C'est « gagnant » pour les maires, les propriétaires et la sobriété foncière, sachant que la moitié des maisons individuelles disposent d'un jardin d'une surface d'au moins 600 m², a insisté le représentant du gouvernement Attal.
L'article 6 répond à la demande des professionnels de simplifier d'aménagement global du territoire. Objectif: permettre de ne déposer qu'une seule autorisation pour plusieurs projets grâce à l'outil du permis d'aménager multi-sites.
Faciliter la vente de logements sociaux
Les chapitres 3 et 4 baptisés « libérer l'investissement dans le logement abordable » et « faciliter l'accès au logement des Français » concernent les bailleurs et les particuliers. Seul le dernier article 14 entend faciliter la vente de logements sociaux, alors même que cette disposition existe déjà depuis la loi sur l'évolution du logement, de l'aménagement et du numérique (Elan) de 2018..

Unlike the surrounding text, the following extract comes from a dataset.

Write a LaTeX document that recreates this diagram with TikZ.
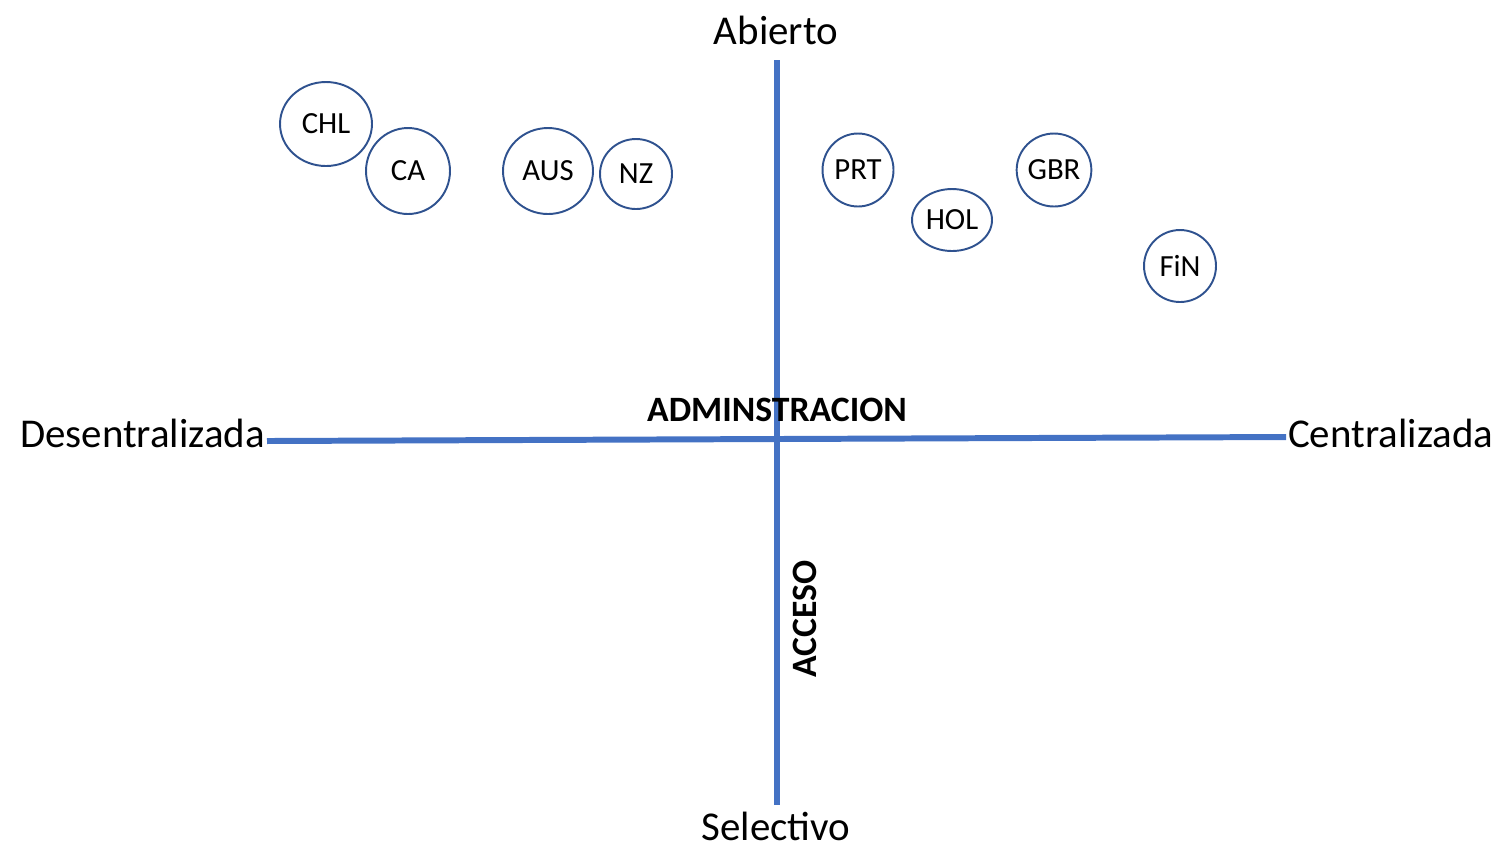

Le ministère du Logement avance ainsi le chiffre de 13.000 ventes en moyenne par an sur les dernières années. Si 0,5% du parc social était vendu chaque année, cela représenterait 25.000 logements. Une vente qui permet d'investir dans la production de nouveaux logements sociaux, vante encore l'administration de Guillaume Kasbarian.
Pour atteindre ce nouvel objectif, le projet de loi confie au maire la responsabilité d'autoriser la vente directe aux locataires du logement social, en supprimant les autorisations préfectorales et en sécurisant la gestion des copropriétés.
Le texte est désormais attendu mi-juin au Sénat puis à l'Assemblée nationale en septembre.